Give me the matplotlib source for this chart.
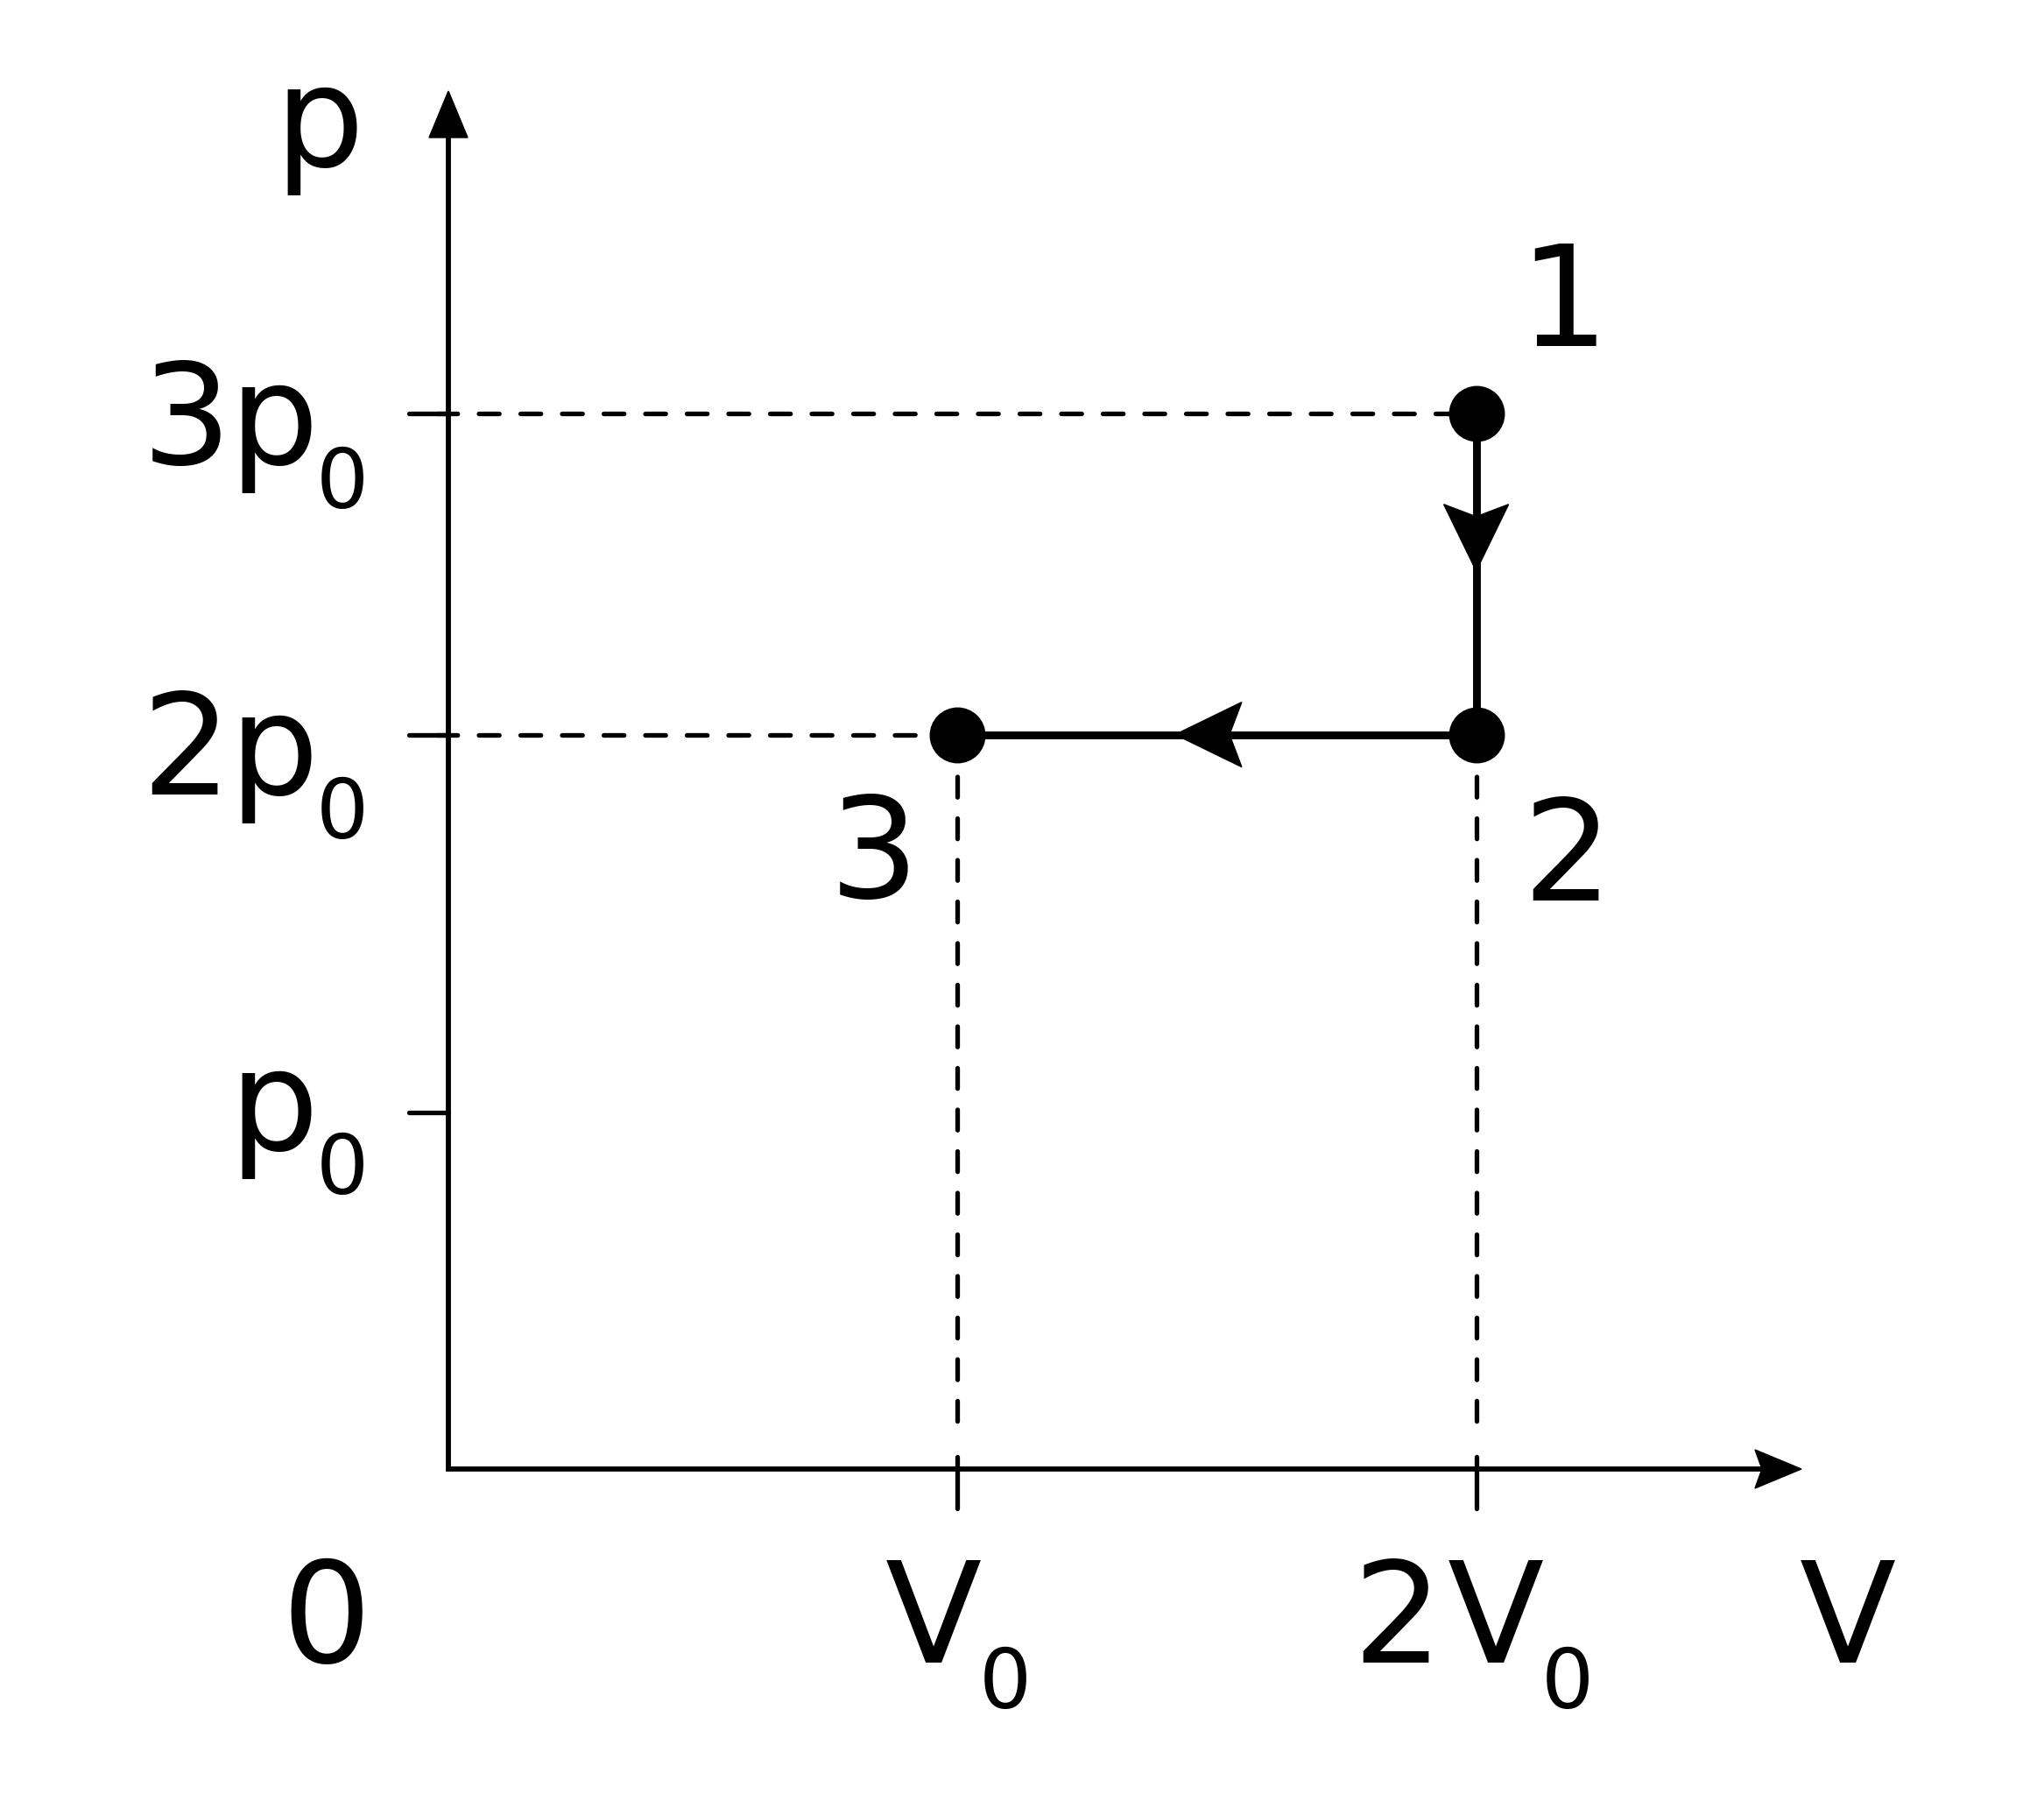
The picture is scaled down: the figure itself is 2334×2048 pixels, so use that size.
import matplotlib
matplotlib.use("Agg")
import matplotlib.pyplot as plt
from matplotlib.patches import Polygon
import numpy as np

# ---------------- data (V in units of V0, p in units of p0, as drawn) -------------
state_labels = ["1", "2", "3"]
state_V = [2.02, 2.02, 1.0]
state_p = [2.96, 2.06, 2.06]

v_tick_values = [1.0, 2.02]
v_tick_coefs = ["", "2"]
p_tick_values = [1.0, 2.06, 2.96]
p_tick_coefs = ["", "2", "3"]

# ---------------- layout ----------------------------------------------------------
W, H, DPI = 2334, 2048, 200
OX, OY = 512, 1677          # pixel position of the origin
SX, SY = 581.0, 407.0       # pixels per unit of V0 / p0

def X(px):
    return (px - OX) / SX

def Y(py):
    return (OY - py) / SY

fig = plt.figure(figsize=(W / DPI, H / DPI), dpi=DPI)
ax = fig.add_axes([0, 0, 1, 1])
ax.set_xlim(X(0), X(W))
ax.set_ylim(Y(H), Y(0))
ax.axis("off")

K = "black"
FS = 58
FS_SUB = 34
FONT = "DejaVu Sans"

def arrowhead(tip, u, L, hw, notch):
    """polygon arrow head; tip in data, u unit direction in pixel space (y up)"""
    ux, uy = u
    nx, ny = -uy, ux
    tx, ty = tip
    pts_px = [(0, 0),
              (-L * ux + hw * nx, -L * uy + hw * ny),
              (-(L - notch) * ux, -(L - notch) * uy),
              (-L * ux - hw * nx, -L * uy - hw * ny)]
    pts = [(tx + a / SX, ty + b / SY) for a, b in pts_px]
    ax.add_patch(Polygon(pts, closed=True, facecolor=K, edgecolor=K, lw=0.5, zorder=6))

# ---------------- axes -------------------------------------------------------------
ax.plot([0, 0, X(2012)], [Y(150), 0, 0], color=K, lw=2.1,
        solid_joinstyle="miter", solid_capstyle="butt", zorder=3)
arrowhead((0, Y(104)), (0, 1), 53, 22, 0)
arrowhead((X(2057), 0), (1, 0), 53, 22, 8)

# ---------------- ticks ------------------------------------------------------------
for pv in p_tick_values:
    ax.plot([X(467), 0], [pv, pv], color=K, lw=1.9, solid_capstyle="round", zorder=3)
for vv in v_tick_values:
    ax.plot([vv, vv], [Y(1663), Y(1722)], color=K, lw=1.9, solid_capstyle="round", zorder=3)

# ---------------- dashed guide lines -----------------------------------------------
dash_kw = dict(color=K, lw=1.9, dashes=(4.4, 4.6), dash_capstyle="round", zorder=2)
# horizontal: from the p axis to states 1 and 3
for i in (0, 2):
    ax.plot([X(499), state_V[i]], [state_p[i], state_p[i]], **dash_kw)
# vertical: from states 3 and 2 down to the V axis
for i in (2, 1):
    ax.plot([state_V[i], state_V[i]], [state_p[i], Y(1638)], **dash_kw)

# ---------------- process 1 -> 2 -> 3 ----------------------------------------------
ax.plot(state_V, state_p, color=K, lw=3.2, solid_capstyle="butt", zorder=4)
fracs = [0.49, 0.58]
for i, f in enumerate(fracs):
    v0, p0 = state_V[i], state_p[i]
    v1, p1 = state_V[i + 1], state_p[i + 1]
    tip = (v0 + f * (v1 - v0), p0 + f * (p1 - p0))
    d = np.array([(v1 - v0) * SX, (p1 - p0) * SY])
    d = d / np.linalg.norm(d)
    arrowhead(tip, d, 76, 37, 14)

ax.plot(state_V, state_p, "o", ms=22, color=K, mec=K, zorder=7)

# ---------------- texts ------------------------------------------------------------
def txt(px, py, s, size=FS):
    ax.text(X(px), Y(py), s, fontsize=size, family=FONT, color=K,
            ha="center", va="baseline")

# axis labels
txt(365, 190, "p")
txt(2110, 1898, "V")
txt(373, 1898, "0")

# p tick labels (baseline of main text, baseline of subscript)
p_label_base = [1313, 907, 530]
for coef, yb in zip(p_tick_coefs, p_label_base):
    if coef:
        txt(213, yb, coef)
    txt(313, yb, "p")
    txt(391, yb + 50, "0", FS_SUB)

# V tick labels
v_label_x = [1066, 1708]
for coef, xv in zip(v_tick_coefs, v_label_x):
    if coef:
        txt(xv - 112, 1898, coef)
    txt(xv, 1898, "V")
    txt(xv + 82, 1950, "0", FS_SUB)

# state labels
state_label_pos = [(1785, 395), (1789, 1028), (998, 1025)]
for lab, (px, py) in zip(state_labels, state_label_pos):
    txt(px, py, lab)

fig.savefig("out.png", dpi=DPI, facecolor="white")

# # # # #

> _Exercise prompt_
Retype precisely, and only, the span of lines that opens at the line containing "The picture is" and closes at the line containing "arrowhead((X(2057), 0), (1, 0), 53, 22, 8)", both inclusive.

> _Written answer_
The picture is scaled down: the figure itself is 2334×2048 pixels, so use that size.
import matplotlib
matplotlib.use("Agg")
import matplotlib.pyplot as plt
from matplotlib.patches import Polygon
import numpy as np

# ---------------- data (V in units of V0, p in units of p0, as drawn) -------------
state_labels = ["1", "2", "3"]
state_V = [2.02, 2.02, 1.0]
state_p = [2.96, 2.06, 2.06]

v_tick_values = [1.0, 2.02]
v_tick_coefs = ["", "2"]
p_tick_values = [1.0, 2.06, 2.96]
p_tick_coefs = ["", "2", "3"]

# ---------------- layout ----------------------------------------------------------
W, H, DPI = 2334, 2048, 200
OX, OY = 512, 1677          # pixel position of the origin
SX, SY = 581.0, 407.0       # pixels per unit of V0 / p0

def X(px):
    return (px - OX) / SX

def Y(py):
    return (OY - py) / SY

fig = plt.figure(figsize=(W / DPI, H / DPI), dpi=DPI)
ax = fig.add_axes([0, 0, 1, 1])
ax.set_xlim(X(0), X(W))
ax.set_ylim(Y(H), Y(0))
ax.axis("off")

K = "black"
FS = 58
FS_SUB = 34
FONT = "DejaVu Sans"

def arrowhead(tip, u, L, hw, notch):
    """polygon arrow head; tip in data, u unit direction in pixel space (y up)"""
    ux, uy = u
    nx, ny = -uy, ux
    tx, ty = tip
    pts_px = [(0, 0),
              (-L * ux + hw * nx, -L * uy + hw * ny),
              (-(L - notch) * ux, -(L - notch) * uy),
              (-L * ux - hw * nx, -L * uy - hw * ny)]
    pts = [(tx + a / SX, ty + b / SY) for a, b in pts_px]
    ax.add_patch(Polygon(pts, closed=True, facecolor=K, edgecolor=K, lw=0.5, zorder=6))

# ---------------- axes -------------------------------------------------------------
ax.plot([0, 0, X(2012)], [Y(150), 0, 0], color=K, lw=2.1,
        solid_joinstyle="miter", solid_capstyle="butt", zorder=3)
arrowhead((0, Y(104)), (0, 1), 53, 22, 0)
arrowhead((X(2057), 0), (1, 0), 53, 22, 8)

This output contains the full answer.